OBJECTIVE » Skip every picture and transcribe the remaining material exactly.

(begin)

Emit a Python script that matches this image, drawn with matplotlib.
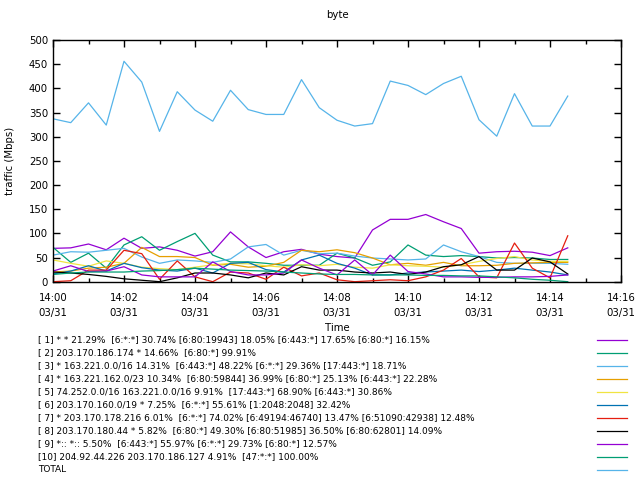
import numpy as np
import matplotlib
matplotlib.use('Agg')
import matplotlib.pyplot as plt
from matplotlib.lines import Line2D
from matplotlib.ticker import MultipleLocator, FuncFormatter

# muestras cada 30 s desde las 14:00 (en minutos)
minutos = np.arange(0, 15, 0.5)

s1 = [69, 70, 78, 66, 90, 69, 72, 65, 53, 62, 103, 72, 50, 62, 67, 57, 52, 49, 107, 129, 129, 139, 124, 110, 59, 62, 63, 61, 54, 70]
s2 = [71, 40, 59, 28, 76, 93, 65, 83, 100, 55, 41, 41, 38, 34, 34, 34, 59, 49, 34, 41, 76, 55, 52, 54, 52, 49, 50, 49, 46, 46]
s3 = [55, 62, 61, 65, 69, 51, 38, 45, 43, 40, 47, 72, 77, 55, 65, 58, 59, 53, 49, 47, 45, 47, 76, 62, 52, 40, 38, 38, 38, 36]
s4 = [20, 22, 28, 30, 38, 71, 52, 52, 50, 34, 36, 30, 32, 40, 65, 62, 66, 60, 49, 35, 38, 34, 40, 33, 33, 34, 38, 39, 40, 40]
s5 = [45, 38, 32, 43, 38, 30, 27, 25, 30, 35, 38, 37, 33, 30, 35, 33, 36, 30, 28, 35, 33, 32, 30, 35, 42, 48, 52, 45, 42, 42]
s6 = [16, 22, 33, 22, 38, 29, 24, 22, 28, 18, 38, 40, 25, 20, 45, 55, 38, 28, 14, 14, 18, 20, 22, 24, 21, 24, 28, 24, 20, 14]
s7 = [0, 2, 24, 24, 65, 58, 5, 43, 10, 0, 20, 18, 5, 30, 12, 18, 4, 0, 2, 4, 2, 10, 24, 48, 10, 8, 80, 28, 8, 95]
s8 = [20, 18, 15, 11, 6, 3, 0, 8, 18, 18, 14, 8, 18, 14, 31, 24, 24, 20, 18, 20, 15, 20, 31, 35, 52, 24, 24, 49, 41, 16]
s9 = [22, 33, 21, 22, 31, 14, 10, 10, 10, 41, 21, 14, 14, 18, 45, 28, 14, 45, 14, 55, 21, 16, 10, 10, 9, 9, 10, 10, 11, 14]
s10 = [15, 18, 20, 20, 20, 22, 23, 25, 28, 26, 24, 23, 22, 20, 18, 16, 15, 15, 14, 14, 14, 13, 13, 12, 12, 10, 8, 5, 3, 0]
total = [337, 329, 370, 324, 456, 413, 311, 393, 355, 332, 396, 356, 346, 346, 418, 360, 334, 322, 327, 415, 406, 387, 410, 425, 335, 301, 389, 322, 322, 384]

series = [s1, s2, s3, s4, s5, s6, s7, s8, s9, s10, total]

etiquetas = [
    '[ 1] * * 21.29%  [6:*:*] 30.74% [6:80:19943] 18.05% [6:443:*] 17.65% [6:80:*] 16.15%',
    '[ 2] 203.170.186.174 * 14.66%  [6:80:*] 99.91%',
    '[ 3] * 163.221.0.0/16 14.31%  [6:443:*] 48.22% [6:*:*] 29.36% [17:443:*] 18.71%',
    '[ 4] * 163.221.162.0/23 10.34%  [6:80:59844] 36.99% [6:80:*] 25.13% [6:443:*] 22.28%',
    '[ 5] 74.252.0.0/16 163.221.0.0/16 9.91%  [17:443:*] 68.90% [6:443:*] 30.86%',
    '[ 6] 203.170.160.0/19 * 7.25%  [6:*:*] 55.61% [1:2048:2048] 32.42%',
    '[ 7] * 203.170.178.216 6.01%  [6:*:*] 74.02% [6:49194:46740] 13.47% [6:51090:42938] 12.48%',
    '[ 8] 203.170.180.44 * 5.82%  [6:80:*] 49.30% [6:80:51985] 36.50% [6:80:62801] 14.09%',
    '[ 9] *:: *:: 5.50%  [6:443:*] 55.97% [6:*:*] 29.73% [6:80:*] 12.57%',
    '[10] 204.92.44.226 203.170.186.127 4.91%  [47:*:*] 100.00%',
    'TOTAL',
]

colores = ['#9400D3', '#009E73', '#56B4E9', '#E69F00', '#F0E442',
           '#0072B2', '#E51E10', '#000000', '#9400D3', '#009E73', '#56B4E9']

plt.rcParams['font.family'] = 'DejaVu Sans'

fig = plt.figure(figsize=(6.4, 4.8), dpi=100)
ax = fig.add_axes([53/640, 1 - 281.7/480, (621-53)/640, (281.7-40)/480])

for ys, c in zip(series, colores):
    ax.plot(minutos, ys, color=c, linewidth=0.9)

ax.set_xlim(0, 16)
ax.set_ylim(0, 500)
ax.xaxis.set_major_locator(MultipleLocator(2))
ax.xaxis.set_minor_locator(MultipleLocator(1))
ax.yaxis.set_major_locator(MultipleLocator(50))
ax.xaxis.set_major_formatter(FuncFormatter(lambda v, p: '14:%02d\n03/31' % int(v)))
ax.tick_params(which='both', direction='in', top=True, right=True, labelsize=7.3, width=1)
ax.tick_params(which='major', length=5)
ax.tick_params(which='minor', length=3)
ax.tick_params(axis='x', pad=8)
for lbl in ax.get_xticklabels():
    lbl.set_linespacing(1.6)
for sp in ax.spines.values():
    sp.set_linewidth(1)

ax.set_title('byte', fontsize=7.3, pad=16)
ax.set_ylabel('traffic (Mbps)', fontsize=7.3, labelpad=10)
ax.set_xlabel('Time', fontsize=7.3)
ax.xaxis.set_label_coords(0.5, (281.7 - 328) / 241.7)
ax.xaxis.label.set_va('center')

# leyenda: texto a la izquierda, muestra de linea a la derecha
for i, (lab, c) in enumerate(zip(etiquetas, colores)):
    y = 1 - (340 + 13*i)/480
    fig.text(38/640, y, lab, fontsize=6.5, va='center', ha='left')
    fig.add_artist(Line2D([597/640, 627/640], [y, y], color=c, linewidth=0.9,
                          transform=fig.transFigure))

fig.savefig('out.png', dpi=100)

(end)

OUTPUT FOR THIS EXERCISE »
Emit a Python script that matches this image, drawn with matplotlib.
import numpy as np
import matplotlib
matplotlib.use('Agg')
import matplotlib.pyplot as plt
from matplotlib.lines import Line2D
from matplotlib.ticker import MultipleLocator, FuncFormatter

# muestras cada 30 s desde las 14:00 (en minutos)
minutos = np.arange(0, 15, 0.5)

s1 = [69, 70, 78, 66, 90, 69, 72, 65, 53, 62, 103, 72, 50, 62, 67, 57, 52, 49, 107, 129, 129, 139, 124, 110, 59, 62, 63, 61, 54, 70]
s2 = [71, 40, 59, 28, 76, 93, 65, 83, 100, 55, 41, 41, 38, 34, 34, 34, 59, 49, 34, 41, 76, 55, 52, 54, 52, 49, 50, 49, 46, 46]
s3 = [55, 62, 61, 65, 69, 51, 38, 45, 43, 40, 47, 72, 77, 55, 65, 58, 59, 53, 49, 47, 45, 47, 76, 62, 52, 40, 38, 38, 38, 36]
s4 = [20, 22, 28, 30, 38, 71, 52, 52, 50, 34, 36, 30, 32, 40, 65, 62, 66, 60, 49, 35, 38, 34, 40, 33, 33, 34, 38, 39, 40, 40]
s5 = [45, 38, 32, 43, 38, 30, 27, 25, 30, 35, 38, 37, 33, 30, 35, 33, 36, 30, 28, 35, 33, 32, 30, 35, 42, 48, 52, 45, 42, 42]
s6 = [16, 22, 33, 22, 38, 29, 24, 22, 28, 18, 38, 40, 25, 20, 45, 55, 38, 28, 14, 14, 18, 20, 22, 24, 21, 24, 28, 24, 20, 14]
s7 = [0, 2, 24, 24, 65, 58, 5, 43, 10, 0, 20, 18, 5, 30, 12, 18, 4, 0, 2, 4, 2, 10, 24, 48, 10, 8, 80, 28, 8, 95]
s8 = [20, 18, 15, 11, 6, 3, 0, 8, 18, 18, 14, 8, 18, 14, 31, 24, 24, 20, 18, 20, 15, 20, 31, 35, 52, 24, 24, 49, 41, 16]
s9 = [22, 33, 21, 22, 31, 14, 10, 10, 10, 41, 21, 14, 14, 18, 45, 28, 14, 45, 14, 55, 21, 16, 10, 10, 9, 9, 10, 10, 11, 14]
s10 = [15, 18, 20, 20, 20, 22, 23, 25, 28, 26, 24, 23, 22, 20, 18, 16, 15, 15, 14, 14, 14, 13, 13, 12, 12, 10, 8, 5, 3, 0]
total = [337, 329, 370, 324, 456, 413, 311, 393, 355, 332, 396, 356, 346, 346, 418, 360, 334, 322, 327, 415, 406, 387, 410, 425, 335, 301, 389, 322, 322, 384]

series = [s1, s2, s3, s4, s5, s6, s7, s8, s9, s10, total]

etiquetas = [
    '[ 1] * * 21.29%  [6:*:*] 30.74% [6:80:19943] 18.05% [6:443:*] 17.65% [6:80:*] 16.15%',
    '[ 2] 203.170.186.174 * 14.66%  [6:80:*] 99.91%',
    '[ 3] * 163.221.0.0/16 14.31%  [6:443:*] 48.22% [6:*:*] 29.36% [17:443:*] 18.71%',
    '[ 4] * 163.221.162.0/23 10.34%  [6:80:59844] 36.99% [6:80:*] 25.13% [6:443:*] 22.28%',
    '[ 5] 74.252.0.0/16 163.221.0.0/16 9.91%  [17:443:*] 68.90% [6:443:*] 30.86%',
    '[ 6] 203.170.160.0/19 * 7.25%  [6:*:*] 55.61% [1:2048:2048] 32.42%',
    '[ 7] * 203.170.178.216 6.01%  [6:*:*] 74.02% [6:49194:46740] 13.47% [6:51090:42938] 12.48%',
    '[ 8] 203.170.180.44 * 5.82%  [6:80:*] 49.30% [6:80:51985] 36.50% [6:80:62801] 14.09%',
    '[ 9] *:: *:: 5.50%  [6:443:*] 55.97% [6:*:*] 29.73% [6:80:*] 12.57%',
    '[10] 204.92.44.226 203.170.186.127 4.91%  [47:*:*] 100.00%',
    'TOTAL',
]

colores = ['#9400D3', '#009E73', '#56B4E9', '#E69F00', '#F0E442',
           '#0072B2', '#E51E10', '#000000', '#9400D3', '#009E73', '#56B4E9']

plt.rcParams['font.family'] = 'DejaVu Sans'

fig = plt.figure(figsize=(6.4, 4.8), dpi=100)
ax = fig.add_axes([53/640, 1 - 281.7/480, (621-53)/640, (281.7-40)/480])

for ys, c in zip(series, colores):
    ax.plot(minutos, ys, color=c, linewidth=0.9)

ax.set_xlim(0, 16)
ax.set_ylim(0, 500)
ax.xaxis.set_major_locator(MultipleLocator(2))
ax.xaxis.set_minor_locator(MultipleLocator(1))
ax.yaxis.set_major_locator(MultipleLocator(50))
ax.xaxis.set_major_formatter(FuncFormatter(lambda v, p: '14:%02d\n03/31' % int(v)))
ax.tick_params(which='both', direction='in', top=True, right=True, labelsize=7.3, width=1)
ax.tick_params(which='major', length=5)
ax.tick_params(which='minor', length=3)
ax.tick_params(axis='x', pad=8)
for lbl in ax.get_xticklabels():
    lbl.set_linespacing(1.6)
for sp in ax.spines.values():
    sp.set_linewidth(1)

ax.set_title('byte', fontsize=7.3, pad=16)
ax.set_ylabel('traffic (Mbps)', fontsize=7.3, labelpad=10)
ax.set_xlabel('Time', fontsize=7.3)
ax.xaxis.set_label_coords(0.5, (281.7 - 328) / 241.7)
ax.xaxis.label.set_va('center')

# leyenda: texto a la izquierda, muestra de linea a la derecha
for i, (lab, c) in enumerate(zip(etiquetas, colores)):
    y = 1 - (340 + 13*i)/480
    fig.text(38/640, y, lab, fontsize=6.5, va='center', ha='left')
    fig.add_artist(Line2D([597/640, 627/640], [y, y], color=c, linewidth=0.9,
                          transform=fig.transFigure))

fig.savefig('out.png', dpi=100)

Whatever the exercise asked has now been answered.